CPM, CPC, CTR & CPA calculator
Enter your spend, impressions, clicks, and conversions (reach is optional). You get CPM, CPC, CTR, CVR, CPA, and frequency in one pass, so you can see how each stage of the funnel connects.
- CPM
- 4.00
- CPC
- 0.29
- CTR
- 1.40%
- CVR
- 4.00%
- CPA
- 7.14
CPM = spend ÷ impressions × 1000. CPC = spend ÷ clicks. CTR = clicks ÷ impressions. CVR = conversions ÷ clicks. CPA = spend ÷ conversions.
How it works
The cost metrics divide spend by a volume. CPM is spend divided by impressions times 1,000, the cost of a thousand impressions. CPC is spend divided by clicks, and CPA is spend divided by conversions. Each one prices a different stage of the funnel, from being seen to being clicked to converting.
The rate metrics divide one funnel stage by the previous one. CTR is clicks divided by impressions and measures how well the creative earns a click. CVR is conversions divided by clicks and measures how well the landing page and offer convert that click. Separating the two tells you where a weak CPA actually comes from: expensive attention, a creative that fails to earn clicks, or a page that fails to convert them.
If you provide reach, frequency is impressions divided by reach, the average number of times each person saw your ad. Rising frequency with flat or falling CTR is a common signal of creative fatigue. These metrics chain together: CPA is fully determined by CPM, CTR, and CVR, so improving any one of them lowers your cost per conversion.
Assumptions and limitations
- These are averages across everything in the date range you pulled; they can hide huge variation between audiences, placements, and creatives.
- Click and conversion counts depend on the tracking setup. Bot traffic, accidental taps, and lost conversions from blocked tracking all distort the rates.
- CPA tells you what a conversion cost, not what it was worth. A low CPA on low-quality conversions is worse than a higher CPA on customers who retain.
- Comparing these metrics across different platforms is unreliable because each platform defines impressions, clicks, and conversions slightly differently.
Frequently asked questions
What does CPM mean in advertising?
CPM is the cost per thousand impressions, calculated as spend divided by impressions times 1,000. The M is the Roman numeral for a thousand. It is the standard way to price and compare the raw cost of reaching an audience, before any clicks or conversions happen.
How is CTR calculated?
CTR is clicks divided by impressions, usually shown as a percentage. If 10,000 impressions produced 150 clicks, CTR is 1.5%. It measures how compelling your ad is to the people who see it, which makes it a creative and targeting signal rather than a business outcome.

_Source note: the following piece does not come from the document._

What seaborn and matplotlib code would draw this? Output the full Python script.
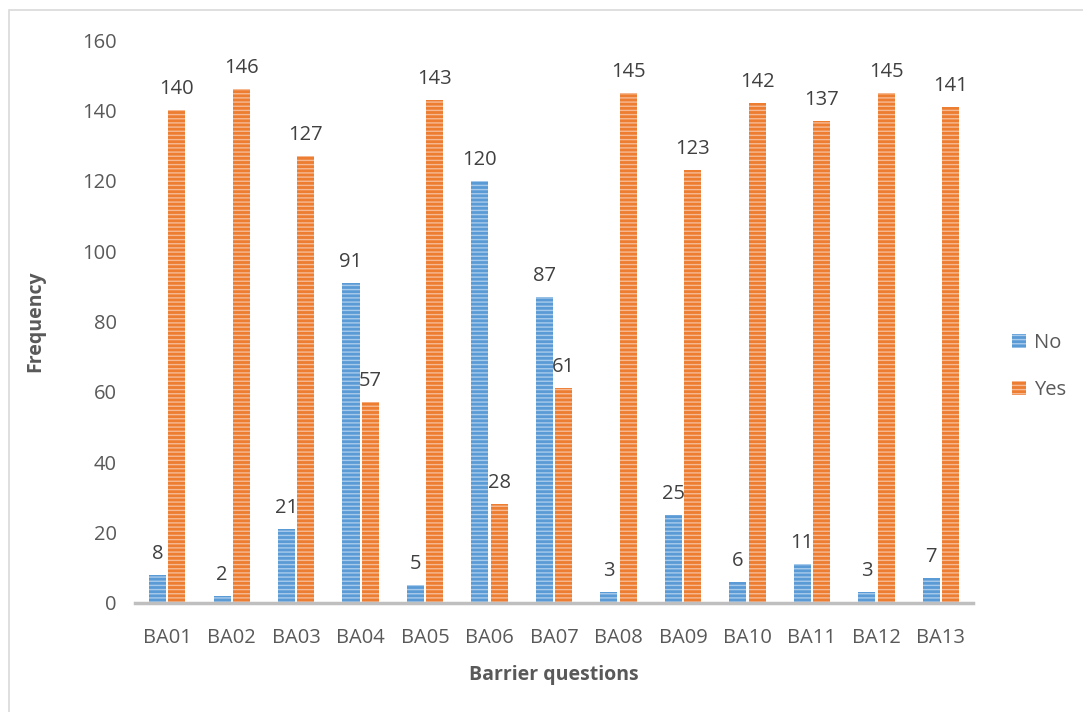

What is the difference between CPC and CPM?
CPM prices impressions and CPC prices clicks. They are linked: CPC equals CPM divided by 1,000 divided by CTR, so a strong CTR converts cheap impressions into cheap clicks. Which one you should watch depends on whether the campaign goal is exposure or response.
What is a good CPA?
A good CPA is one that is comfortably below the profit a conversion generates, and that depends on your margins and repeat purchase behavior, not on any industry number. If a conversion earns you 80 in gross profit, a 30 CPA works and a 90 CPA does not. Judge CPA against your own unit economics rather than published averages, which rarely match your funnel.
Does this calculator store my campaign data?
No. All calculations happen client-side in your browser, and nothing you enter is transmitted or stored. You can safely use real campaign numbers.